Coadjuvada por um elenco de músicos e compositores como Romulo Fróes, Kiko Dinucci, Alice Coutinho, Guilherme Kastrup e Rodrigo Campos, Elza está mais rock. Isso percebe-se rapidamente pelas guitarras em frémito de Exú nas escolas, uma joint venture com o rapper Edgar em que se denuncia a intolerância religiosa e a pseudo laicidade do Estado brasileiro. Assunto repescado mais à frente em Credo, movido a guitarras esgatanhadas a pedirem headbaging por uns segundos, no meio de bizarrias electrónicas.

Depois há sexo a dobrar com Banho e Eu quero comer você, uma espécie de segundo capítulo de Pra Fuder, de A Mulher do Fim do Mundo. Mas agora Elza celebra de um modo explicitamente feminista a sexualidade das mulheres. E nisso Banho, samba transviado, samba omnívoro com letra da artista brasileira Tulipa Ruiz e com o levantamento percussivo do bloco afro de São Paulo Ilú Obá De Min, é épico. É força bruta e desejo em bruto. Estamos aqui para foder, não para sermos fodidas. “Misturo sólidos com os meus líquidos/ Dissolvo pranto com a minha baba/ Quando tá seco logo umedeço/ Eu não obedeço porque sou molhada.”

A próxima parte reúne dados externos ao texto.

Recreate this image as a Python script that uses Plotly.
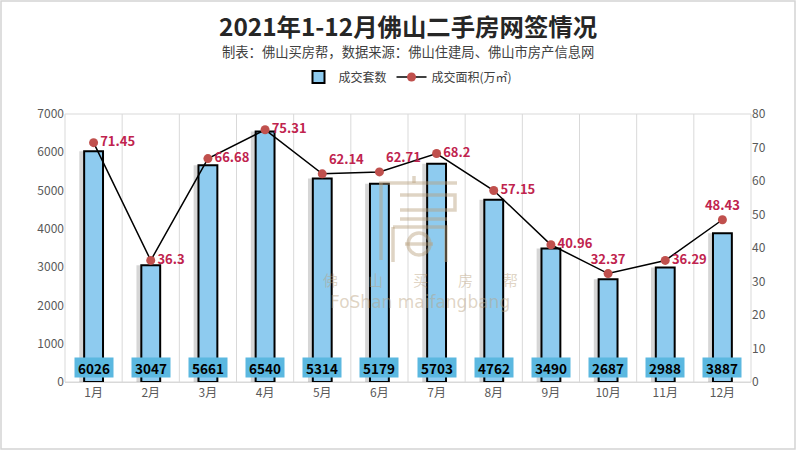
import plotly.graph_objects as go

months = ["1月", "2月", "3月", "4月", "5月", "6月", "7月", "8月", "9月", "10月", "11月", "12月"]
units = [6026, 3047, 5661, 6540, 5314, 5179, 5703, 4762, 3490, 2687, 2988, 3887]
area = [71.45, 36.3, 66.68, 75.31, 62.14, 62.71, 68.2, 57.15, 40.96, 32.37, 36.29, 48.43]
label_pos = ["middle right", "middle right", "middle right", "middle right", "top right", "top right",
             "middle right", "middle right", "middle right", "top center", "middle right", "top center"]

FONT = "Noto Sans CJK SC"
W, H = 796, 450
L, R, T, B = 65, 45, 114, 68
PW, PH = W - L - R, H - T - B


def px(x):
    return (x - L) / PW


def py(y):
    return (H - B - y) / PH


fig = go.Figure()

# soft shadow behind bars
fig.add_trace(go.Bar(
    x=months, y=units, width=0.40, offset=-0.25, showlegend=False, hoverinfo="skip",
    marker=dict(color="rgba(0,0,0,0.16)", line=dict(width=0)),
))
fig.add_trace(go.Bar(
    x=months, y=units, name="成交套数", width=0.33, offset=-0.165,
    marker=dict(color="#8ecbef", line=dict(color="black", width=2)),
    yaxis="y", hoverinfo="y",
))
fig.add_trace(go.Scatter(
    x=months, y=area, name="成交面积(万㎡)", yaxis="y2",
    mode="lines+markers+text",
    line=dict(color="black", width=1.5),
    marker=dict(color="#c0504d", size=9),
    text=[str(v) for v in area], textposition=label_pos,
    textfont=dict(color="#c0234e", size=13, family=FONT, weight="bold"),
    cliponaxis=False,
))

annotations = []
for m, u in zip(months, units):
    annotations.append(dict(
        x=m, y=py(367.5), xref="x", yref="paper", yanchor="middle", text=f"<b>{u}</b>", showarrow=False,
        font=dict(color="black", size=13.5, family=FONT), bgcolor="#5bb8e0",
        width=34, height=15, borderpad=2,
    ))
WM = "rgba(185,160,125,0.45)"
annotations += [
    dict(x=0.5, y=py(26), xref="paper", yref="paper", yanchor="middle", text="<b>2021年1-12月佛山二手房网签情况</b>",
         showarrow=False, font=dict(size=24.4, color="#262626", family=FONT)),
    dict(x=0.5, y=py(51), xref="paper", yref="paper", yanchor="middle",
         text="制表：佛山买房帮，数据来源：佛山住建局、佛山市房产信息网",
         showarrow=False, font=dict(size=13.3, color="#404040", family=FONT)),
    dict(x=px(420), y=py(279), xref="paper", yref="paper", yanchor="middle", text="佛　　山　　买　　房　　帮",
         showarrow=False, font=dict(size=15, color=WM, family=FONT)),
    dict(x=px(420), y=py(302), xref="paper", yref="paper", yanchor="middle", text="FoShan maifangbang",
         showarrow=False, font=dict(size=17, color=WM, family="DejaVu Sans")),
]

shapes = []
for i in range(1, 12):
    shapes.append(dict(type="line", xref="x", yref="paper", x0=i - 0.5, x1=i - 0.5, y0=0, y1=1,
                       line=dict(color="#d9d9d9", width=1), layer="below"))
shapes.append(dict(type="rect", xref="paper", yref="paper", x0=0, x1=1, y0=0, y1=1,
                   line=dict(color="#d9d9d9", width=1), layer="below"))
shapes.append(dict(type="rect", xref="paper", yref="paper", x0=px(1), x1=px(795), y0=py(449), y1=py(1),
                   line=dict(color="#d4d4d4", width=1.5), layer="below"))

# watermark logo (rough)
logo_lines = [
    [(379, 183), (457, 183)],
    [(414, 176), (414, 183)],
    [(381, 183), (381, 260)],
    [(400, 195), (455, 195), (455, 210), (400, 210)],
    [(400, 219), (447, 219)],
    [(393, 227), (446, 227), (446, 262)],
    [(393, 227), (393, 262)],
    [(405, 244), (433, 244)],
]
for seg in logo_lines:
    path = "M " + " L ".join(f"{px(a):.5f},{py(b):.5f}" for a, b in seg)
    shapes.append(dict(type="path", xref="paper", yref="paper", path=path,
                       line=dict(color=WM, width=3.5)))
shapes.append(dict(type="circle", xref="paper", yref="paper", x0=px(408), x1=px(430), y0=py(255), y1=py(233),
                   line=dict(color=WM, width=3.5)))

fig.update_layout(
    width=W, height=H,
    margin=dict(l=L, r=R, t=T, b=B, autoexpand=False),
    paper_bgcolor="white", plot_bgcolor="white",
    font=dict(family=FONT, color="#595959", size=12),
    barmode="overlay",
    xaxis=dict(showgrid=False, ticks="", tickfont=dict(size=12, color="#595959"),
               range=[-0.5, len(months) - 0.5],
               showline=True, linecolor="#d9d9d9", linewidth=1, automargin=False),
    yaxis=dict(range=[0, 7000], dtick=1000, showgrid=False, zeroline=False, automargin=False,
               tickfont=dict(size=12, color="#595959")),
    yaxis2=dict(range=[0, 80], dtick=10, overlaying="y", side="right", showgrid=False, automargin=False,
                zeroline=False, tickfont=dict(size=12, color="#595959")),
    legend=dict(orientation="h", x=0.5, xanchor="center", y=1 - 77 / H, yanchor="middle",
                yref="container", font=dict(size=12, color="#404040")),
    annotations=annotations, shapes=shapes, showlegend=True,
)

fig.write_html("out.html", config={"displayModeBar": False},
               post_script="document.body.style.margin='0';")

O empoderamento e discurso feministas — cada vez mais fervilhantes no Brasil, dentro e fora da música — continuam na feérica Língua solta (“Vamos juntas que tem muito pra fazer/ Sem fingir que dá, que dói, é só dizer/ Somos duas nós e todas nós”) e em Um olho aberto, rock electrónico sinuoso e peganhento em que Elza chuta para trás teorias essencialistas de género (“Cada um inventa a natureza/ Que melhor lhe caia”). E ainda há Dentro de cada um, canção-manifesto incontornável, ameaçadora e vital. Elza, Elza Soares, e a sua voz de outro mundo. Voz pugilista que é carne, osso, pele e vísceras. Voz que galvaniza, voz com as marcas de uma vida inteira: “A mulher de dentro de mim já cansou desse tempo/ A mulher de dentro da jaula prendeu seu carrasco”. Aqui está ela, a colocar a mulher como alavanca simbólica dos feminismos que podem sair de toda a gente (“A mulher vai sair/ E vai sair/ De dentro de quem for/ A mulher é você”).

Se é certo que neste álbum a parte instrumental — menos esculpida, mais volumosa e em trânsito — dá menos espaço e tensão à voz de Elza Soares do que em A Mulher do Fim do Mundo, também é verdade que é ela que continua a brilhar. E é ela o fio condutor, a alma punk, da canção final, Deus há de ser, onde se ouve a frase que intitula o disco, “deus é mulher”. Todas as revoluções têm uma canção, e Elza Soares tem muitas canções para muitas revoluções. Ela voltou, preparadíssima: “Nós não temos mesmo sonho e opinião/ Nosso eco se mistura na canção/ Quero voz e quero o mesmo ar/ Quero mesmo incomodar.”